The spotlight on Kennedy is the result of an historic combination of factors -- the sudden death of Justice Antonin Scalia a year ago, Senate Majority Leader Mitch McConnell's decision to block Obama from filling the seat and Trump's surprise win in the 2016 presidential election.

Though Obama nominated Merrick Garland, a centrist appellate judge, for the job, McConnell and the GOP caucus refused to hold meetings or confirmation hearings, declaring the seat should remain open until after the election.

Democrats and political analysts blasted the unprecedented tactic, which kept Garland from recalibrating the court's three-decade, 5-4 conservative majority. But the GOP's blockade held, Trump won the election, then nominated Gorsuch, a jurist with glittering credentials but a hard-right bent, from the list of 21 judges approved by the Heritage Foundation and The Federalist Society, two conservative think tanks.

The payoff of McConnell's gambit left Republicans with visions dancing in their heads: Three of the nine Supreme Court justices are 80 or older, including liberal Justices Ruth Bader Ginsburg and Stephen Breyer, and odds are their new president will get to pick as many as two or three replacement justices.

With Trump in the White House, and both apparently in good health, Ginsburg and Breyer are staying put for now.

That made Kennedy, the swing jurist, the focus of intense lobbying campaigns. Liberals urged Kennedy, who was appointed by President Ronald Reagan, to stay on, but conservatives, including Trump, publicly suggested he should retire and preserve his legacy.

Bloch, the Georgetown University law professor, says it's impossible to predict what Kennedy will do, and when he might decide to do it.

"I don't even know if he knows" whether he will retire next year, Bloch says. "I would expect he would try and stay on the court if he physically can. I think he enjoys being on the court, I think he enjoys being as important a figure as he is, and I think he is a moderate person. He might not want to see his place taken by someone who would be more predictably conservative."

Marge Baker, executive vice president at People For the American Way, agreed: "We won't know for sure until a resignation is announced, and part of his decision-making may be influenced by the pivotal role he will undoubtedly play during the Court's upcoming term," she says in an email interview.

Although Senate Democrats are outnumbered and can't use the filibuster to block any Trump replacement, Baker thinks liberals have the ability to push Senate Republicans hard enough to keep a strong conservative out of the seat.

"Public pressure on key Republicans could well make a difference on who is nominated to fill the vacancy should Justice Kennedy retire," Baker says.

She explains: "There are no "free" votes for Republicans now that they have eliminated the 60-vote rule for Supreme Court nominations.
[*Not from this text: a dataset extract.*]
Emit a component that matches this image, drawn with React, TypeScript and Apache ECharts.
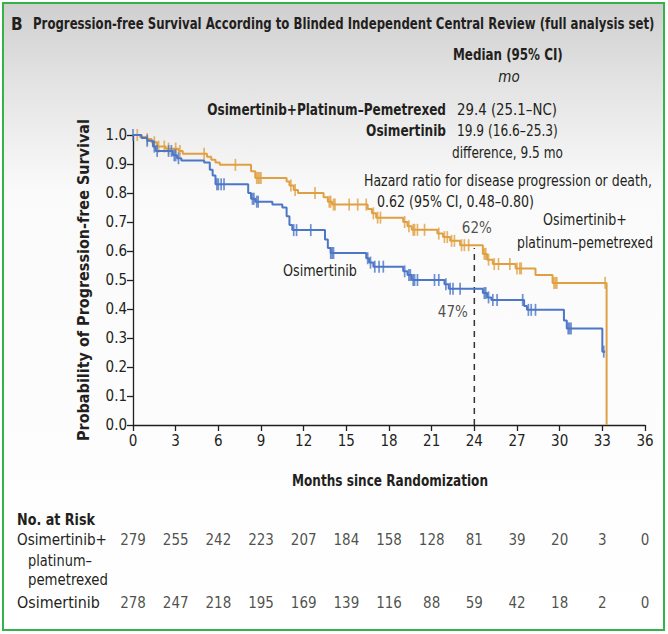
import React, { useEffect, useRef } from "react";
import * as echarts from "echarts";

// Months on the x axis and at-risk columns
const monthTicks = [0, 3, 6, 9, 12, 15, 18, 21, 24, 27, 30, 33, 36];
const comboAtRisk = [279, 255, 242, 223, 207, 184, 158, 128, 81, 39, 20, 3, 0];
const osiAtRisk = [278, 247, 218, 195, 169, 139, 116, 88, 59, 42, 18, 2, 0];

// Kaplan-Meier steps: [month, probability after the event]
const comboCurve: [number, number][] = [
  [0, 1.0], [0.5, 0.993], [1.0, 0.986], [1.3, 0.975], [1.7, 0.96], [2.3, 0.953],
  [3.2, 0.945], [3.5, 0.935], [5.2, 0.925], [5.5, 0.915], [5.8, 0.905], [6.1, 0.897],
  [8.3, 0.875], [8.6, 0.852], [10.8, 0.84], [11.0, 0.826], [11.3, 0.81], [11.6, 0.8],
  [13.4, 0.785], [13.7, 0.77], [14.0, 0.76], [16.5, 0.745], [16.8, 0.73], [17.1, 0.715],
  [19.0, 0.7], [19.3, 0.685], [19.6, 0.673], [21.4, 0.66], [21.8, 0.648], [22.3, 0.635],
  [23.0, 0.62], [24.6, 0.59], [24.9, 0.57], [25.3, 0.555], [26.9, 0.54], [28.3, 0.517],
  [29.5, 0.49], [33.3, 0.0],
];
const osiCurve: [number, number][] = [
  [0, 1.0], [0.6, 0.99], [1.0, 0.98], [1.4, 0.96], [1.6, 0.945], [2.8, 0.93],
  [3.1, 0.92], [3.4, 0.912], [5.0, 0.905], [5.4, 0.88], [5.6, 0.86], [5.8, 0.83],
  [8.1, 0.8], [8.3, 0.78], [8.6, 0.77], [9.8, 0.76], [10.5, 0.75], [10.8, 0.72],
  [11.0, 0.69], [11.2, 0.672], [13.5, 0.64], [13.7, 0.61], [13.9, 0.593], [16.4, 0.575],
  [16.6, 0.56], [16.9, 0.546], [19.0, 0.53], [19.3, 0.517], [19.6, 0.5], [21.9, 0.485],
  [22.2, 0.47], [24.6, 0.455], [24.9, 0.44], [25.2, 0.431], [27.5, 0.41], [27.7, 0.397],
  [30.3, 0.36], [30.5, 0.333], [33.0, 0.253], [33.2, 0.253],
];

// Censoring times (months)
const comboCensor = [
  0.3, 1.0, 1.5, 1.8, 2.2, 2.5, 3.0, 3.3, 5.0, 7.2, 8.7, 8.8, 8.9, 9.0, 11.1, 11.4,
  12.8, 13.8, 13.9, 14.1, 14.2, 15.2, 15.8, 16.4, 16.9, 17.2, 17.4, 19.1, 19.4, 19.7,
  19.8, 20.0, 20.5, 21.5, 21.9, 22.1, 22.4, 22.6, 23.1, 23.3, 23.6, 24.7, 24.8, 25.0,
  25.4, 25.7, 26.5, 27.0, 27.2, 27.3, 29.6, 29.7, 29.8, 33.2,
];
const osiCensor = [
  0.0, 1.0, 1.5, 1.7, 2.5, 2.7, 2.9, 3.0, 3.2, 5.9, 6.0, 6.2, 6.4, 8.4, 8.5, 8.7,
  8.8, 11.3, 11.5, 12.5, 13.9, 14.0, 14.1, 16.5, 16.7, 17.0, 17.3, 17.6, 19.1, 19.4,
  19.5, 19.7, 19.8, 20.0, 21.2, 21.5, 22.0, 22.3, 22.5, 23.0, 24.7, 24.8, 25.0, 25.3,
  25.6, 27.4, 27.8, 28.0, 28.3, 30.6, 30.7, 30.8, 33.1,
];

const landmarkMonth = 24;
const comboLandmark = 0.62;
const osiLandmark = 0.47;

const GOLD = "#E0A042";
const BLUE = "#4C76C6";
const INK = "#231F20";
const FONT = '"DejaVu Sans Condensed", "Liberation Sans Narrow", "Open Sans", sans-serif';

function survivalAt(curve: [number, number][], t: number): number {
  let s = curve[0][1];
  for (const [m, v] of curve) {
    if (m <= t) s = v;
    else break;
  }
  return s;
}

let measureCtx: CanvasRenderingContext2D | null = null;
function measure(text: string, font: string): number {
  if (!measureCtx) measureCtx = document.createElement("canvas").getContext("2d");
  if (!measureCtx) return 0;
  measureCtx.font = font;
  return measureCtx.measureText(text).width;
}

// Text element; when a width is given the text is condensed horizontally to fit it
function txt(x: number, y: number, text: string, opts: any = {}) {
  const font = `${opts.italic ? "italic " : ""}${opts.bold ? "bold " : ""}${opts.size || 15}px ${FONT}`;
  let scaleX = 1;
  if (opts.width) {
    const w = measure(text, font);
    if (w > 0) scaleX = opts.width / w;
  }
  return {
    type: "text",
    x,
    y,
    scaleX,
    style: {
      text,
      fill: INK,
      font,
      textAlign: opts.align || "left",
      textVerticalAlign: "middle",
    },
  };
}

export default function App() {
  const ref = useRef<HTMLDivElement>(null);

  useEffect(() => {
    if (!ref.current) return;
    const chart = echarts.init(ref.current, undefined, { renderer: "svg" });

    const censorSeries = (times: number[], curve: [number, number][], color: string) => ({
      type: "scatter",
      xAxisIndex: 0,
      yAxisIndex: 0,
      symbol: "rect",
      symbolSize: [1.7, 12],
      itemStyle: { color },
      silent: true,
      z: 3,
      data: times.map((t) => [t, survivalAt(curve, t)]),
    });

    const riskSeries = (counts: number[], row: number) => ({
      type: "scatter",
      xAxisIndex: 1,
      yAxisIndex: 1,
      symbolSize: 1,
      itemStyle: { color: "transparent" },
      silent: true,
      label: {
        show: true,
        position: "inside",
        align: "center",
        verticalAlign: "middle",
        fontSize: 15,
        fontFamily: FONT,
        color: INK,
        formatter: (p: any) => String(p.value[2]),
      },
      data: counts.map((c, i) => [monthTicks[i], row, c]),
    });

    const pctLabel = (value: number, position: number[], align: string) => ({
      type: "scatter",
      symbolSize: 1,
      itemStyle: { color: "transparent" },
      silent: true,
      label: {
        show: true,
        fontSize: 15,
        fontFamily: FONT,
        color: INK,
        align,
        verticalAlign: "middle",
        position,
        formatter: (p: any) => `${Math.round(p.value[1] * 100)}%`,
      },
      data: [[landmarkMonth, value]],
    });

    chart.setOption({
      animation: false,
      backgroundColor: "#ffffff",
      textStyle: { fontFamily: FONT },
      graphic: [
        {
          type: "rect",
          z: -10,
          shape: { x: 3, y: 3, width: 661, height: 627 },
          style: {
            fill: new echarts.graphic.LinearGradient(0, 0, 0, 1, [
              { offset: 0, color: "#cfcfcf" },
              { offset: 0.12, color: "#e2e2e2" },
              { offset: 0.3, color: "#fafafa" },
              { offset: 1, color: "#ffffff" },
            ]),
            stroke: "#36B24A",
            lineWidth: 2,
          },
        },
        txt(11, 24, "B", { bold: true, size: 17 }),
        txt(33, 24, "Progression-free Survival According to Blinded Independent Central Review (full analysis set)", { bold: true, size: 15, width: 622 }),
        txt(453, 55, "Median (95% CI)", { bold: true, width: 110 }),
        txt(509, 77, "mo", { italic: true, align: "center" }),
        txt(446, 110, "Osimertinib+Platinum\u2013Pemetrexed", { bold: true, align: "right", width: 239 }),
        txt(457, 110, "29.4 (25.1\u2013NC)", { width: 100 }),
        txt(446, 131, "Osimertinib", { bold: true, align: "right", width: 80 }),
        txt(457, 131, "19.9 (16.6\u201325.3)", { width: 101 }),
        txt(452, 153, "difference, 9.5 mo", { width: 111 }),
        txt(364, 181, "Hazard ratio for disease progression or death,", { width: 288 }),
        txt(377, 202, "0.62 (95% CI, 0.48\u20130.80)", { width: 157 }),
        txt(585, 220, "Osimertinib+", { align: "center", width: 84 }),
        txt(585, 243, "platinum\u2013pemetrexed", { align: "center", width: 136 }),
        txt(283, 270, "Osimertinib", { width: 74 }),
        txt(390, 480, "Months since Randomization", { bold: true, size: 16, align: "center", width: 196 }),
        txt(17, 520, "No. at Risk", { bold: true, size: 16, width: 78 }),
        txt(17, 540, "Osimertinib+", { width: 90 }),
        txt(28, 560, "platinum\u2013", { width: 64 }),
        txt(28, 580, "pemetrexed", { width: 80 }),
        txt(17, 603, "Osimertinib", { width: 83 }),
      ],
      grid: [
        { left: 133, right: 23, top: 135, bottom: 209 },
        { left: 133, right: 23, top: 540, bottom: 31 },
      ],
      xAxis: [
        {
          type: "value",
          gridIndex: 0,
          min: 0,
          max: 36,
          interval: 3,
          axisLine: { lineStyle: { color: INK, width: 1.3 } },
          axisTick: { length: 6, lineStyle: { color: INK, width: 1.3 } },
          axisLabel: { fontSize: 15, color: INK, margin: 8, fontFamily: FONT },
          splitLine: { show: false },
        },
        { type: "value", gridIndex: 1, min: 0, max: 36, show: false },
      ],
      yAxis: [
        {
          type: "value",
          gridIndex: 0,
          min: 0,
          max: 1,
          interval: 0.1,
          name: "Probability of Progression-free Survival",
          nameLocation: "middle",
          nameRotate: 90,
          nameGap: 42,
          nameTextStyle: { fontSize: 16, fontWeight: "bold", color: INK, fontFamily: FONT },
          axisLine: { show: true, lineStyle: { color: INK, width: 1.3 } },
          axisTick: { show: true, length: 6, lineStyle: { color: INK, width: 1.3 } },
          axisLabel: {
            fontSize: 15,
            color: INK,
            margin: 6,
            fontFamily: FONT,
            formatter: (v: number) => v.toFixed(1),
          },
          splitLine: { show: false },
        },
        { type: "value", gridIndex: 1, min: 0, max: 1, show: false },
      ],
      series: [
        {
          type: "line",
          name: "Osimertinib+platinum\u2013pemetrexed",
          step: "end",
          showSymbol: false,
          symbol: "none",
          lineStyle: { color: GOLD, width: 2 },
          data: comboCurve,
          z: 2,
        },
        {
          type: "line",
          name: "Osimertinib",
          step: "end",
          showSymbol: false,
          symbol: "none",
          lineStyle: { color: BLUE, width: 2 },
          data: osiCurve,
          z: 4,
        },
        censorSeries(comboCensor, comboCurve, GOLD),
        censorSeries(osiCensor, osiCurve, BLUE),
        {
          type: "line",
          symbol: "none",
          lineStyle: { color: "#333333", width: 1.5, type: [6, 5] },
          data: [
            [landmarkMonth, 0],
            [landmarkMonth, comboLandmark - 0.01],
          ],
          z: 1,
        },
        pctLabel(comboLandmark, [3, -17], "center"),
        pctLabel(osiLandmark, [-6, 24], "right"),
        riskSeries(comboAtRisk, 1),
        riskSeries(osiAtRisk, 0),
      ],
    });

    return () => chart.dispose();
  }, []);

  return (
    <div
      ref={ref}
      style={{ position: "fixed", left: 0, top: 0, width: 668, height: 634 }}
    />
  );
}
Each member of the slim GOP majority will be accountable to their voters ... if they are seen as putting in place someone who will vote with the other ultra-conservative justices" to overturn Roe v. Wade or other long-held precedents important to liberals and taken for granted by most Americans..

Caroline Fredrickson, president of the American Constitution Society, predicts that any attempt to put a Gorsuch clone in Kennedy's seat would trigger 'a mass mobilization of people who have concerns over the direction of the country" and underscore threats to "women's reproductive rights, their right to access [healthcare] services, the right of gay and lesbians to marry."

"There are a lot of areas where the law would be completely upended with another super conservative pick," she says. "I don't think the country is ready to go in that direction."

Either way, Bloch says, it's all speculation: Only Kennedy can determine when he's ready to leave the nation's highest court, and he's not talking. Still, there's little doubt that, in the drama over the court's direction, Republicans are in the driver's' seat.

"Timing is everything," she says. "If he steps down this year, then there will be a conservative replacement. I'm not sure he's going to step down. And if he doesn't step down this year, then we have the 2018 election" which -- if, as some have predicted, the GOP loses control of the Senate -- would throw the court's future into chaos.

Then, "I don't know what would happen," she says. "I don't know."